* GIVEN EXERCISE: Copy out exactly the lines from the one holding "Emit a Python" through the one holding "487, 612, 660]", ends included; omit images.

* ITEMS:
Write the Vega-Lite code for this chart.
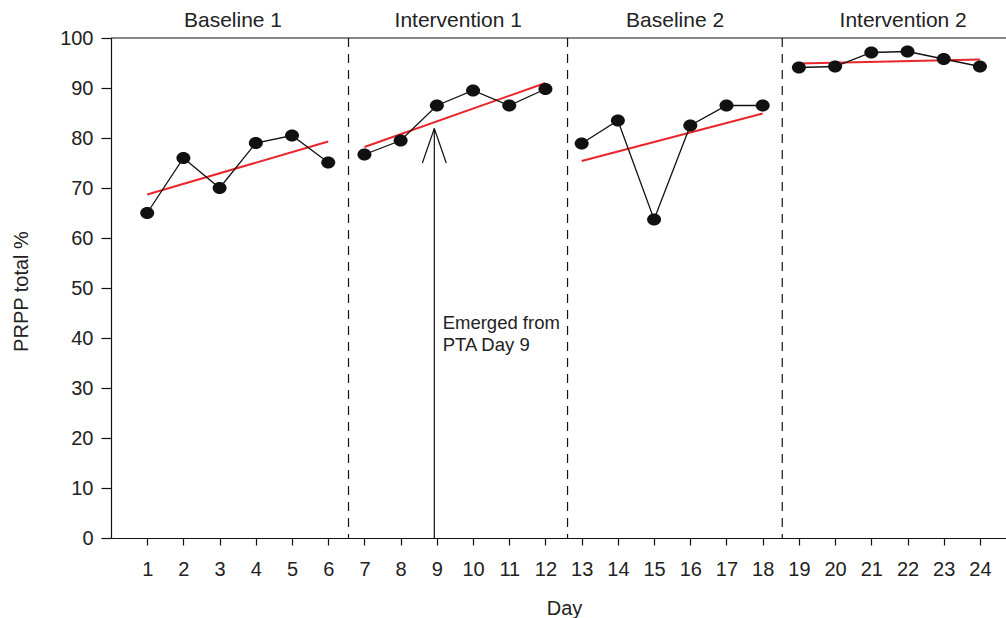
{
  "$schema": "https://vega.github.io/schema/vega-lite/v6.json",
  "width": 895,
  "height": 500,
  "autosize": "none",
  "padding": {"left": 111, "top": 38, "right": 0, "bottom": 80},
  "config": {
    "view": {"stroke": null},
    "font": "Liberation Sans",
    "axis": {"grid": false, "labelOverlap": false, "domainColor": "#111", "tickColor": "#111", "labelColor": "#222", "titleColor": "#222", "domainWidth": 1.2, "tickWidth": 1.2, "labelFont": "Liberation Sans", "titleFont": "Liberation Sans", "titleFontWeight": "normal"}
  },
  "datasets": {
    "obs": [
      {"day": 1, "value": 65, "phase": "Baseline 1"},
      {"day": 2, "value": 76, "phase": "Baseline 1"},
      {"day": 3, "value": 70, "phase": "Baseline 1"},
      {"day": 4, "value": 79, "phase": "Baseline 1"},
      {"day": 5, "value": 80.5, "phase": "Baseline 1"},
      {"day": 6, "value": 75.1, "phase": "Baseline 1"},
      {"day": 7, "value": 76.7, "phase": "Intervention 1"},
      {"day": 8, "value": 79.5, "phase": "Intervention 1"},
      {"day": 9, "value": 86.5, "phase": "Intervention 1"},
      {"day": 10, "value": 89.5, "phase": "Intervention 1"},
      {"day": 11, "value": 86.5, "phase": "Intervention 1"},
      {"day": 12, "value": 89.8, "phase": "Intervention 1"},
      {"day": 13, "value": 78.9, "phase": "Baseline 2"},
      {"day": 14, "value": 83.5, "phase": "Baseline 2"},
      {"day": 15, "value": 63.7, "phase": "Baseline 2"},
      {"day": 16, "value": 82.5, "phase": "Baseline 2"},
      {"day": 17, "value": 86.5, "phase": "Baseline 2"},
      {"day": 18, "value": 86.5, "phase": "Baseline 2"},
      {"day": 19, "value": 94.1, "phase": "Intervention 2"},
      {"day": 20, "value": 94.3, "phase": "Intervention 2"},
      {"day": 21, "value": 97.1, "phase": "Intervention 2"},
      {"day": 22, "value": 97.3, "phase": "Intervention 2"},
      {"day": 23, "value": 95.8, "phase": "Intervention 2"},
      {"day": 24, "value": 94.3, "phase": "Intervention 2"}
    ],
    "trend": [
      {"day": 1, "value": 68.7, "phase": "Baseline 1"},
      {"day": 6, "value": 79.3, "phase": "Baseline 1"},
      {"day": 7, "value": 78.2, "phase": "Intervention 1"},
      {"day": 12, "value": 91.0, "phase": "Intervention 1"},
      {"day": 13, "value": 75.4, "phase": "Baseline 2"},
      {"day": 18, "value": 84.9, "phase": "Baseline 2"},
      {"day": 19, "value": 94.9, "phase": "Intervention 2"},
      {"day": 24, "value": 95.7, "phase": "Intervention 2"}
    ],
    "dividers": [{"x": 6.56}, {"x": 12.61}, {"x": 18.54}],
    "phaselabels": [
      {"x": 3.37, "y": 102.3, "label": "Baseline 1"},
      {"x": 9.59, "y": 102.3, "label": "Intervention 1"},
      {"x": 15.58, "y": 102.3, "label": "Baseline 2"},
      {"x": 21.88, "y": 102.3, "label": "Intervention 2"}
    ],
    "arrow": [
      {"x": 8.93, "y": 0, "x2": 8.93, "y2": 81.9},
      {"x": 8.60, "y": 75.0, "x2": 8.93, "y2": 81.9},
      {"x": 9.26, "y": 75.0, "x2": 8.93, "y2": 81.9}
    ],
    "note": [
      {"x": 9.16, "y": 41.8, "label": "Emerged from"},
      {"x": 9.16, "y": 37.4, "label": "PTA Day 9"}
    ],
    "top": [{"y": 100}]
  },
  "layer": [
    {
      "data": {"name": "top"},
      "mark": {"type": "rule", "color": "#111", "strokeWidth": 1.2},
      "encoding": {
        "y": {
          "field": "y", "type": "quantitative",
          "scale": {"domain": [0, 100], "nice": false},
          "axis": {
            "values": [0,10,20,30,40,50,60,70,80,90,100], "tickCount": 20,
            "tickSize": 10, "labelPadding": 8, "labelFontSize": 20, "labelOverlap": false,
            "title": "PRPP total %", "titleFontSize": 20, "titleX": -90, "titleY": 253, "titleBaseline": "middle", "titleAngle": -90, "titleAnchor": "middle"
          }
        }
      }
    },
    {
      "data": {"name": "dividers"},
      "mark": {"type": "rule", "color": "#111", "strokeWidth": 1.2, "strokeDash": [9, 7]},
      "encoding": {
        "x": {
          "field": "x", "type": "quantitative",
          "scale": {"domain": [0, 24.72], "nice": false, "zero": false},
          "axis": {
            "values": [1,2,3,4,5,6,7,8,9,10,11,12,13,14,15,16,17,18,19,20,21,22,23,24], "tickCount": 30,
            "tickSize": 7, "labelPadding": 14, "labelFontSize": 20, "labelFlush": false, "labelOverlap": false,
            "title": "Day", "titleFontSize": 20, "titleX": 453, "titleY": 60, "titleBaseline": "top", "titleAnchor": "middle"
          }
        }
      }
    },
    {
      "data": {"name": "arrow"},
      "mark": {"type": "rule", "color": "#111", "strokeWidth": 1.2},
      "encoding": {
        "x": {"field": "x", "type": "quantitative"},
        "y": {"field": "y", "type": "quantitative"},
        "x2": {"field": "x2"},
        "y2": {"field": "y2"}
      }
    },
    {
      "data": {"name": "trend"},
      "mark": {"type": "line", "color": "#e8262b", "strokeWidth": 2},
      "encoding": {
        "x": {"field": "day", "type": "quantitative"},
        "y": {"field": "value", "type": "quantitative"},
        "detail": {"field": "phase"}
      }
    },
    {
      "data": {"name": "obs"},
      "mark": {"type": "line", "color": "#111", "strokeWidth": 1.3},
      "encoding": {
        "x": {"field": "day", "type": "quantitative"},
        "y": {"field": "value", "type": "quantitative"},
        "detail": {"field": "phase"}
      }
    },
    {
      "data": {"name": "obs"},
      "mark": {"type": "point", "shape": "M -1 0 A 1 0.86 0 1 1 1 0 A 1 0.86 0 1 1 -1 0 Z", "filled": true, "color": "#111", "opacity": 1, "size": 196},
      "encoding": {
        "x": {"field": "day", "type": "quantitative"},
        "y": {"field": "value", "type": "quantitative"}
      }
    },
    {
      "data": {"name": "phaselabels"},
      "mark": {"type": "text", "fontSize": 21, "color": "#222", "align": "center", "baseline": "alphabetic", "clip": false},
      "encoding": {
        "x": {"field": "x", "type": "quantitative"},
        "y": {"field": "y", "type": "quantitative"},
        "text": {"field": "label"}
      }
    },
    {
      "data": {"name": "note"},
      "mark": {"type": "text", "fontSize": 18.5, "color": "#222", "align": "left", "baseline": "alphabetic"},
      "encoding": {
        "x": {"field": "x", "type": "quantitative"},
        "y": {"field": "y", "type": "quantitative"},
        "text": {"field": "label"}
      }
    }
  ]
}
* * *
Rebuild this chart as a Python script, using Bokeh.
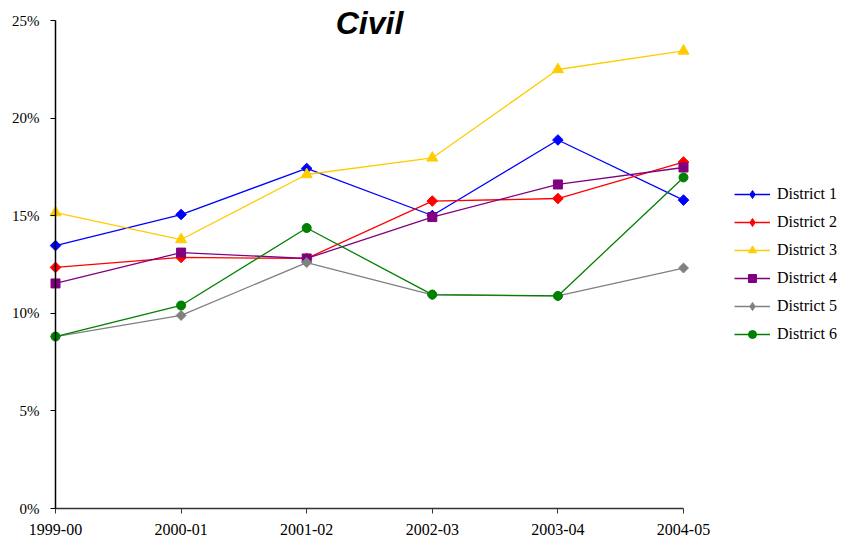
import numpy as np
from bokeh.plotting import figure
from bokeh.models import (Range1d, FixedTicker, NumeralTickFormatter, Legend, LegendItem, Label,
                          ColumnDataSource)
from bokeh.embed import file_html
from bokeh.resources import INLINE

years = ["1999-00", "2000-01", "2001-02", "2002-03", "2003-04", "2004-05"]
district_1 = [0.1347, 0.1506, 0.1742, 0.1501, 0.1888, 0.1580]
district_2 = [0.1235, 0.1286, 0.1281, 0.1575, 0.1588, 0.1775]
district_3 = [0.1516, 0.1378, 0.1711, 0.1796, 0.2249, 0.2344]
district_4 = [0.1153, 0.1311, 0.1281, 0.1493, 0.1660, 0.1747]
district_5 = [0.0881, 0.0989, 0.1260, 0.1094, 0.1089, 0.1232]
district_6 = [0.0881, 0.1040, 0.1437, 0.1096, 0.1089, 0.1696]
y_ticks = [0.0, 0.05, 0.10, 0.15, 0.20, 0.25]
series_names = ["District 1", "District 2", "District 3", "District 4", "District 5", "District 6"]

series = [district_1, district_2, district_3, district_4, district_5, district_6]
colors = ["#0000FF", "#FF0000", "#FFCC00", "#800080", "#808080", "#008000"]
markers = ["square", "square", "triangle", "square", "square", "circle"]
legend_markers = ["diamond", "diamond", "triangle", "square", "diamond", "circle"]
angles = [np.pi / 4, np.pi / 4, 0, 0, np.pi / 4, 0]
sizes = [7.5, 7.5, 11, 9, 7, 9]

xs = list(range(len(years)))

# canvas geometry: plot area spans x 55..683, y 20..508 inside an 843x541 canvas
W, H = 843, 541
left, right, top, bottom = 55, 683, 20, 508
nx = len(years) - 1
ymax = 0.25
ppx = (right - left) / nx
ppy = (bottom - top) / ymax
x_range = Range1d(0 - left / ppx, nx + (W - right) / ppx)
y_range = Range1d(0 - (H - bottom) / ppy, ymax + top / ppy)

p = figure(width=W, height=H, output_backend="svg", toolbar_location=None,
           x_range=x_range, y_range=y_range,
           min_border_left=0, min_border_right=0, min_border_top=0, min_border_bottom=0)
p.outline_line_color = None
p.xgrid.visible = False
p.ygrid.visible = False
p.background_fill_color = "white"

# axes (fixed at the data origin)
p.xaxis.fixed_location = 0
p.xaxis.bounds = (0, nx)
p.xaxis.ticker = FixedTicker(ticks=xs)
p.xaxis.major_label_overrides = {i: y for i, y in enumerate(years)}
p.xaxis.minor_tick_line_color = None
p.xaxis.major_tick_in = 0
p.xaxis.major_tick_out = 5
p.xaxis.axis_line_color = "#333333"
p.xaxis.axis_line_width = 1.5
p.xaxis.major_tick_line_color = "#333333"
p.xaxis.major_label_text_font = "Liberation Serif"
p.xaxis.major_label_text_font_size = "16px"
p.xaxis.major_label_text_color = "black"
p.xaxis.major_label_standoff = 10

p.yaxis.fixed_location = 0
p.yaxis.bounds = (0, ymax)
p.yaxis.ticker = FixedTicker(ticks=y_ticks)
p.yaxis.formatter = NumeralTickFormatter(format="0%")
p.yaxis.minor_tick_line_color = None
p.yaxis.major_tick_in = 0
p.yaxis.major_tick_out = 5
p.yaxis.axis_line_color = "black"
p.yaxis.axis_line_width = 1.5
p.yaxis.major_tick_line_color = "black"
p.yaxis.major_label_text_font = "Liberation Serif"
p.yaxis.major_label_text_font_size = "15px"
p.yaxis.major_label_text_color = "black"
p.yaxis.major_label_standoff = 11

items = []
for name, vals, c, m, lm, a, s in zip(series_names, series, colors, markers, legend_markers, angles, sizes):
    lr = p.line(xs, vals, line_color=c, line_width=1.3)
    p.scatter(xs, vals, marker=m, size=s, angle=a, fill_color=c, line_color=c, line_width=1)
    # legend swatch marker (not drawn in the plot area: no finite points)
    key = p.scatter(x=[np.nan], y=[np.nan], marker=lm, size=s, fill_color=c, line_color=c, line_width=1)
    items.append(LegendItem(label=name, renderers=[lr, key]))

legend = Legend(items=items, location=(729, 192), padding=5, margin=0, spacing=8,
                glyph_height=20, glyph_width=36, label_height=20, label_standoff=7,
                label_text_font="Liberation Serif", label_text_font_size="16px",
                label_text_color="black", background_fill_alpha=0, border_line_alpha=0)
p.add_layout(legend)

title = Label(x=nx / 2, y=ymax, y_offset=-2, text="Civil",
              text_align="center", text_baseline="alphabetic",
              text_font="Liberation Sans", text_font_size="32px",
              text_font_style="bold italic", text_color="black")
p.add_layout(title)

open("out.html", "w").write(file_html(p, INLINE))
---
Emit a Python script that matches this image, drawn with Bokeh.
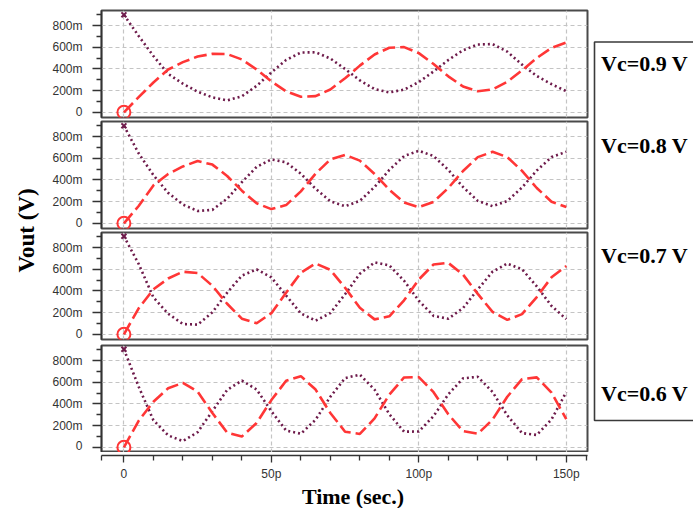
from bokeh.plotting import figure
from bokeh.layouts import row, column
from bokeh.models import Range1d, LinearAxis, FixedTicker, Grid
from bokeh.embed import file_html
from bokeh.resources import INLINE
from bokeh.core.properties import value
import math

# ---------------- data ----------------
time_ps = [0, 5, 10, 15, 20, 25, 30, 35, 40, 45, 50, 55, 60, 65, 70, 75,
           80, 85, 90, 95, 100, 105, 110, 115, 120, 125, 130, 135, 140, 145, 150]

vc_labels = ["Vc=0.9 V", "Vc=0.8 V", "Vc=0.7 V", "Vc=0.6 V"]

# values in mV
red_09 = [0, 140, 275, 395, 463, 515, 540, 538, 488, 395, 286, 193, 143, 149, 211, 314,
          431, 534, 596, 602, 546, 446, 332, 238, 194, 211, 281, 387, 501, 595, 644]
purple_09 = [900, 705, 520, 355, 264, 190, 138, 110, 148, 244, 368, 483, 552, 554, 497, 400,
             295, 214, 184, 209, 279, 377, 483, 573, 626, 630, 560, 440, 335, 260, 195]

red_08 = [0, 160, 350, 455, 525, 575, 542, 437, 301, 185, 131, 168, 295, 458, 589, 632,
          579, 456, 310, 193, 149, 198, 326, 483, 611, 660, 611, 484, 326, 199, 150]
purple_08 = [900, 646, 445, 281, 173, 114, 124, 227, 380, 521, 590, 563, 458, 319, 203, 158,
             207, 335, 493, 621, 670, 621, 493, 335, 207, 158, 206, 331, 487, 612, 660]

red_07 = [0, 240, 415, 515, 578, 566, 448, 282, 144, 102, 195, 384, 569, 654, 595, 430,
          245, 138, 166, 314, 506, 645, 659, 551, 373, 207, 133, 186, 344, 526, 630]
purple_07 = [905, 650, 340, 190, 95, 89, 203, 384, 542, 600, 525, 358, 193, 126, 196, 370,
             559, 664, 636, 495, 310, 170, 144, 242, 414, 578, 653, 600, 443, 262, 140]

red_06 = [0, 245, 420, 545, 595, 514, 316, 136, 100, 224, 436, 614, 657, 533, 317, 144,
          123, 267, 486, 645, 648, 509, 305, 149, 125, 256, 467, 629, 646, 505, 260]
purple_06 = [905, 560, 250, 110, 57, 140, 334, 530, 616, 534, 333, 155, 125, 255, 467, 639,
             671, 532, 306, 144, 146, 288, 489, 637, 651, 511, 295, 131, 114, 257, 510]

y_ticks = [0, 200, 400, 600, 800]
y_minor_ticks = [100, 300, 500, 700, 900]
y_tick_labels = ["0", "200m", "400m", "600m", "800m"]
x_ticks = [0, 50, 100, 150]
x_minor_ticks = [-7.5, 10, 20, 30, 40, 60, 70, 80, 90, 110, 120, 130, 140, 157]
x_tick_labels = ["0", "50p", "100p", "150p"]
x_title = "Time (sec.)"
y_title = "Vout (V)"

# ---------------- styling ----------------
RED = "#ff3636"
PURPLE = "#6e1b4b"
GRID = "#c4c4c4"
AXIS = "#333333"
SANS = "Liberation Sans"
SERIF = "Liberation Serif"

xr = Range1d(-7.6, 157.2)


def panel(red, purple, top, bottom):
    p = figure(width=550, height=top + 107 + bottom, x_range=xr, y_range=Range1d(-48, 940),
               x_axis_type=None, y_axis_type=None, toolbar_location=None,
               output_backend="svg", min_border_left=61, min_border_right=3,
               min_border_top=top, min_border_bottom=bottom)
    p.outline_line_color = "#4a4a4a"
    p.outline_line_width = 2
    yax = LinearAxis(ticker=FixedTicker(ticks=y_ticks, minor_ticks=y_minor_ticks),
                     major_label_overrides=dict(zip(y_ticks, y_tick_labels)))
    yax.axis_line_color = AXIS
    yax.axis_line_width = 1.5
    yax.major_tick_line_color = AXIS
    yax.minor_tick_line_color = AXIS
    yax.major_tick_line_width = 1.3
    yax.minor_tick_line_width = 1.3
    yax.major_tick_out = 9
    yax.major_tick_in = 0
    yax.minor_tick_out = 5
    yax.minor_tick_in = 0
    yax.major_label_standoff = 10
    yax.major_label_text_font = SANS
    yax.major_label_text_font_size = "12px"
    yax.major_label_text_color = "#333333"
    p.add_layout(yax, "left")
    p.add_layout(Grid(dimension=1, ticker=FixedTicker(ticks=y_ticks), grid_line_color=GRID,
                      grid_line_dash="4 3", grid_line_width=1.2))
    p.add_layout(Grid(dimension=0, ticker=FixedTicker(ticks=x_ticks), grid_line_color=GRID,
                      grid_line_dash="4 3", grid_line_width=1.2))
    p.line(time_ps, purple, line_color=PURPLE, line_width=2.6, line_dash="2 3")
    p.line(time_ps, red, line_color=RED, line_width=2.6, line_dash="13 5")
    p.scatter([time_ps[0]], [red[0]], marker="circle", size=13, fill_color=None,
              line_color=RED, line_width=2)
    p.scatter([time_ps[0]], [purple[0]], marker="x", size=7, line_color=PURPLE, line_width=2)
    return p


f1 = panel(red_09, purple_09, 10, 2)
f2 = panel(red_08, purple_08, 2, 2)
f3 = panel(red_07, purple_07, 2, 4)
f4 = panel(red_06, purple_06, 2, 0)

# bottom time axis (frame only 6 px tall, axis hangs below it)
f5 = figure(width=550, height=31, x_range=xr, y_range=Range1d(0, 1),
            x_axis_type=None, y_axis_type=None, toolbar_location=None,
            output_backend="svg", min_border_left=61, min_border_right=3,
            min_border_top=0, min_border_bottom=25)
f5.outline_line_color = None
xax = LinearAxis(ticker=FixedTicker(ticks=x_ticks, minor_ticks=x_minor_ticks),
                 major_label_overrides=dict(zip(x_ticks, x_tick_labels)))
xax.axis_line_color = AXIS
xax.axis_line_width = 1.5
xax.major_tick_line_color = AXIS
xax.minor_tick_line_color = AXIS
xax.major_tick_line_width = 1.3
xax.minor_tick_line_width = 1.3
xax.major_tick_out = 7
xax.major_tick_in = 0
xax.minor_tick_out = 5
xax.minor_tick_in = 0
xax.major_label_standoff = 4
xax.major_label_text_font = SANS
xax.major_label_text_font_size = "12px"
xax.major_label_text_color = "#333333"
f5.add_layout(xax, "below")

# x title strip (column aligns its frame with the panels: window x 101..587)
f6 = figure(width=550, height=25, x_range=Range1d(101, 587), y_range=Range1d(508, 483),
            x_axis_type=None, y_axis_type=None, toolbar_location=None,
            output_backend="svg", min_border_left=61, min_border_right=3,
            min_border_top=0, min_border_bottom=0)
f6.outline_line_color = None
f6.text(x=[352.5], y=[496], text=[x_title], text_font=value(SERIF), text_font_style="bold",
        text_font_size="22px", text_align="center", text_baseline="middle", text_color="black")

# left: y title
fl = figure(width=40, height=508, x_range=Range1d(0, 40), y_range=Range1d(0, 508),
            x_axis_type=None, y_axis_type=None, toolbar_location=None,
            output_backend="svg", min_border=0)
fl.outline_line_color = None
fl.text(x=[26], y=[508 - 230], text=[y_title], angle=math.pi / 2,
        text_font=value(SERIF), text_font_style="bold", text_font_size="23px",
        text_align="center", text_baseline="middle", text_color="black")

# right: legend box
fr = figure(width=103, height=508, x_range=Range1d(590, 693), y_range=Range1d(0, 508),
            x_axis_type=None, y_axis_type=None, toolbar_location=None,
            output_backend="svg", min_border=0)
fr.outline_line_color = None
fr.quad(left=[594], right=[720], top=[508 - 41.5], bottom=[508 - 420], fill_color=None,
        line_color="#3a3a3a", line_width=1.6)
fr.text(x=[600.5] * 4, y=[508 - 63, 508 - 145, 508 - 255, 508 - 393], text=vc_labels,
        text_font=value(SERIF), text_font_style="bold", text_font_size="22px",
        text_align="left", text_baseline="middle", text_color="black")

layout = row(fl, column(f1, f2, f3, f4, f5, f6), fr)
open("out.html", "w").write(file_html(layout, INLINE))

* SOLUTION FOR THIS PROBLEM:
Emit a Python script that matches this image, drawn with Bokeh.
from bokeh.plotting import figure
from bokeh.layouts import row, column
from bokeh.models import Range1d, LinearAxis, FixedTicker, Grid
from bokeh.embed import file_html
from bokeh.resources import INLINE
from bokeh.core.properties import value
import math

# ---------------- data ----------------
time_ps = [0, 5, 10, 15, 20, 25, 30, 35, 40, 45, 50, 55, 60, 65, 70, 75,
           80, 85, 90, 95, 100, 105, 110, 115, 120, 125, 130, 135, 140, 145, 150]

vc_labels = ["Vc=0.9 V", "Vc=0.8 V", "Vc=0.7 V", "Vc=0.6 V"]

# values in mV
red_09 = [0, 140, 275, 395, 463, 515, 540, 538, 488, 395, 286, 193, 143, 149, 211, 314,
          431, 534, 596, 602, 546, 446, 332, 238, 194, 211, 281, 387, 501, 595, 644]
purple_09 = [900, 705, 520, 355, 264, 190, 138, 110, 148, 244, 368, 483, 552, 554, 497, 400,
             295, 214, 184, 209, 279, 377, 483, 573, 626, 630, 560, 440, 335, 260, 195]

red_08 = [0, 160, 350, 455, 525, 575, 542, 437, 301, 185, 131, 168, 295, 458, 589, 632,
          579, 456, 310, 193, 149, 198, 326, 483, 611, 660, 611, 484, 326, 199, 150]
purple_08 = [900, 646, 445, 281, 173, 114, 124, 227, 380, 521, 590, 563, 458, 319, 203, 158,
             207, 335, 493, 621, 670, 621, 493, 335, 207, 158, 206, 331, 487, 612, 660]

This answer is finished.